Toute l’œuvre de Resnais est dans ces premiers films, qui resteront aux yeux de la postérité les plus célèbres. Il tourne le dos au naturalisme, à l’intrigue, à la linéarité – même si Muriel est plus linéaire que La vie est un roman par exemple où des personnages de différentes époques se croisent au risque de n’y rien comprendre. Son montage est elliptique renvoyant de la réalité une « vision quasi cubiste » (l’expression, particulièrement intelligente, est de Michel Marie). Ses personnages, à la différence des personnages des films et des romans qui dominaient jusqu’alors, ne se résument pas à un trait de caractère. Ils sont libres, imprévisibles, parfois incohérents. Leurs « histoires » si tant est qu’on puisse utiliser ce mot n’ont aucun « sens » et dépendent autant du libre arbitre que du déterminisme social et historique.

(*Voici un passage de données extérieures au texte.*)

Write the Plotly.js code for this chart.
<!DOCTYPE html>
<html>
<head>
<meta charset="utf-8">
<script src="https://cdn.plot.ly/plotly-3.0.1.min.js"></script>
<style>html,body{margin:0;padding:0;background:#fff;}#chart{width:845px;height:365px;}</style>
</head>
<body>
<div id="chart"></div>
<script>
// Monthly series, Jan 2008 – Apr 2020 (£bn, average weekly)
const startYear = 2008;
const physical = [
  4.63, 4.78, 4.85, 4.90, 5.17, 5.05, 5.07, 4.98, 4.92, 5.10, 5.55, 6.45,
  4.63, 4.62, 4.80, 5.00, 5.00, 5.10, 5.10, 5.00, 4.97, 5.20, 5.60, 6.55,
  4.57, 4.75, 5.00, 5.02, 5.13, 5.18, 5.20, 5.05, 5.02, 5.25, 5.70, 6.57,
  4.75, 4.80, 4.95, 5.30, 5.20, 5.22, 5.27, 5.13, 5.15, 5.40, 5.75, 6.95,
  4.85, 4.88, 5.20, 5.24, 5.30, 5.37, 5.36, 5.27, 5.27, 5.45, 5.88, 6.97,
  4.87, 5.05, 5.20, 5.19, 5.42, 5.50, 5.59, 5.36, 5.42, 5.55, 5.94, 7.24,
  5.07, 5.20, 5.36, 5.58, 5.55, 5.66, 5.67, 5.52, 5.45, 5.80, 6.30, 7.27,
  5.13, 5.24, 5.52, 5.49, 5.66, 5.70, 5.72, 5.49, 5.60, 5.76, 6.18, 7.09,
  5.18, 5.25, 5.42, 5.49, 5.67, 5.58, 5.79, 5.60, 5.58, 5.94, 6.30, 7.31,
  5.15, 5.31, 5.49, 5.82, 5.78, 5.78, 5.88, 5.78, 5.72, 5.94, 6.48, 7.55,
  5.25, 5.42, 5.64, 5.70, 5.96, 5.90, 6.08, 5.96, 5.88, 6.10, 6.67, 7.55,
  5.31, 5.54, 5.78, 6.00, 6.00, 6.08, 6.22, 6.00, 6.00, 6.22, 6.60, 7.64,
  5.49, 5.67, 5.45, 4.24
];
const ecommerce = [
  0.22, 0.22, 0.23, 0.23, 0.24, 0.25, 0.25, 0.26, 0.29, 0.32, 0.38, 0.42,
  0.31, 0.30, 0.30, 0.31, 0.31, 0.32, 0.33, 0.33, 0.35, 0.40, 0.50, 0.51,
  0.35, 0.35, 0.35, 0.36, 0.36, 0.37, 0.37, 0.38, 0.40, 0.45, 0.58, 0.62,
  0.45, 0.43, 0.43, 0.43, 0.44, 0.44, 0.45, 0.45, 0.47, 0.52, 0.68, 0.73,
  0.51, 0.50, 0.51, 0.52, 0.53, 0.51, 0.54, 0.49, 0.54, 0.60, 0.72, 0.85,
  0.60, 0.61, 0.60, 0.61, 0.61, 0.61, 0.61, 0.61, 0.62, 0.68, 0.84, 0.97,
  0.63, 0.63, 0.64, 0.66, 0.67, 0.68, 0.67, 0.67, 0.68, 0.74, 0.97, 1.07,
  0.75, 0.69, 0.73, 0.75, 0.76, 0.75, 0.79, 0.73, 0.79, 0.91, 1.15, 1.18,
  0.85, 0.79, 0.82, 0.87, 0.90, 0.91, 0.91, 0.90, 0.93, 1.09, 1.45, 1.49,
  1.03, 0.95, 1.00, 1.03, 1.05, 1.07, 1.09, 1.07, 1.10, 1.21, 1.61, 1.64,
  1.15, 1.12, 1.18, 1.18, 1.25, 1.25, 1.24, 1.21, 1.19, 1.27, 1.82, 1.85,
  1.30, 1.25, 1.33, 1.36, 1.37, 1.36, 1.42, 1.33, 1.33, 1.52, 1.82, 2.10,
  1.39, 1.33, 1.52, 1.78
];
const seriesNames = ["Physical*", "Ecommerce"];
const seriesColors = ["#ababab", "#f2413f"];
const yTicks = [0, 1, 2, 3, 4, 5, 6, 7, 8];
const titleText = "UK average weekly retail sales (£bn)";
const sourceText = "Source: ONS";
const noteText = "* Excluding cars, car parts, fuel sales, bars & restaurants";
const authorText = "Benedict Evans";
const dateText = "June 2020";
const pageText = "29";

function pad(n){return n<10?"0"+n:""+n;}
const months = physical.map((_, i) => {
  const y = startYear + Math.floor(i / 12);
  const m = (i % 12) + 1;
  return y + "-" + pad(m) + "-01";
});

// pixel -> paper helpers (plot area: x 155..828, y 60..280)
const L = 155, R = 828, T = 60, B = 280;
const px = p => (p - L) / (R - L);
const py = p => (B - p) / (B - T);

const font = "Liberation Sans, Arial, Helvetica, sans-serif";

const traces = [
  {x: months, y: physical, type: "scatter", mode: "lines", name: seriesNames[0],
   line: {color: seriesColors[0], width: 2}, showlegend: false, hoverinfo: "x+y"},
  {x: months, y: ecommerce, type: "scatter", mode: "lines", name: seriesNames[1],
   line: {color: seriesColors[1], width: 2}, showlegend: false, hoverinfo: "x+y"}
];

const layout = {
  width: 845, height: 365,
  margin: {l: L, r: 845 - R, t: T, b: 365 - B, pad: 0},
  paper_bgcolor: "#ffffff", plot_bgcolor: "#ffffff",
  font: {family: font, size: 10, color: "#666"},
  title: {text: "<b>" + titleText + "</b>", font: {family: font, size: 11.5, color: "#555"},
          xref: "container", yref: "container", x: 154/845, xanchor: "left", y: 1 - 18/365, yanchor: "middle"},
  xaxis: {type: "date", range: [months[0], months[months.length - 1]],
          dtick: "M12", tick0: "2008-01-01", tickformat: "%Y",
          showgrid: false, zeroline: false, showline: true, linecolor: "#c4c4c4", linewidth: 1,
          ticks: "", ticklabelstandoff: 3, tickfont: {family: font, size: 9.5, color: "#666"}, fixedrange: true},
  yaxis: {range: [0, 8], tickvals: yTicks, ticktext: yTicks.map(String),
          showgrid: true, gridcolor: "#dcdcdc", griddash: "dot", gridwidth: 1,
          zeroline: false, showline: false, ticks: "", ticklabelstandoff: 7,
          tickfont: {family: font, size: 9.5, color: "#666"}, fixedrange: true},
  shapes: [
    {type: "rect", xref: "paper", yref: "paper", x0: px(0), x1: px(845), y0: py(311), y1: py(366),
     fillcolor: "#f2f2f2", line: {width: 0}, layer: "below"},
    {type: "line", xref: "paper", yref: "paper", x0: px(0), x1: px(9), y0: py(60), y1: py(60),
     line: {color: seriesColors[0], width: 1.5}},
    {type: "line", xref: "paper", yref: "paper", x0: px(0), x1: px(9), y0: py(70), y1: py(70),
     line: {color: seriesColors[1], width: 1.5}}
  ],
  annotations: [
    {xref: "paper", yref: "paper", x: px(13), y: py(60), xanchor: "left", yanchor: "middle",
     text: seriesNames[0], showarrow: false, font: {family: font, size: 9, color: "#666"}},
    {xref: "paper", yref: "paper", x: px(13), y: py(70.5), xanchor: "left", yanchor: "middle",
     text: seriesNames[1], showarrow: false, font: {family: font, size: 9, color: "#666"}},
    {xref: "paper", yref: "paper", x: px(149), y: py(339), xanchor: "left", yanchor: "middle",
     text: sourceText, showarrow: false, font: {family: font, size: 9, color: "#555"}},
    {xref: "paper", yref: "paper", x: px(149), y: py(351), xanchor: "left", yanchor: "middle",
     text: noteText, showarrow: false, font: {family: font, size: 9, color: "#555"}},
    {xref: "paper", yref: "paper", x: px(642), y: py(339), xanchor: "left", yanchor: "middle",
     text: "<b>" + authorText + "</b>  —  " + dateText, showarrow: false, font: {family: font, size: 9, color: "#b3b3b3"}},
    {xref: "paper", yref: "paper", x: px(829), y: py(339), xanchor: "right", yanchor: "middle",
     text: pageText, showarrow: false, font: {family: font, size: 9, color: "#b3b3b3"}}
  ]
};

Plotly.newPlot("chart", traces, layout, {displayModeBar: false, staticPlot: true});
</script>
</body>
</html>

Je suis ravi d’être allé voir Muriel. Pour tourner la page de mes amours adolescentes. Et pour finir de découvrir l’œuvre passionnante d’un des plus grands cinéastes français. Pour autant, j’ai vécu la même incompréhension que devant Hiroshima mon amour ou L’Année dernière… Le cinéma de Resnais est décidément beaucoup trop intellectuel pour moi. Loin de m’emporter, il m’ennuie.
Jacques Lourcelles disait de Resnais dans son Dictionnaire du cinéma, mon livre de chevet, qu’il était « l’intellectuel le plus ennuyeux qui ait paru dans son siècle ». La critique est outrée… mais elle n’est pas dénuée de fondement.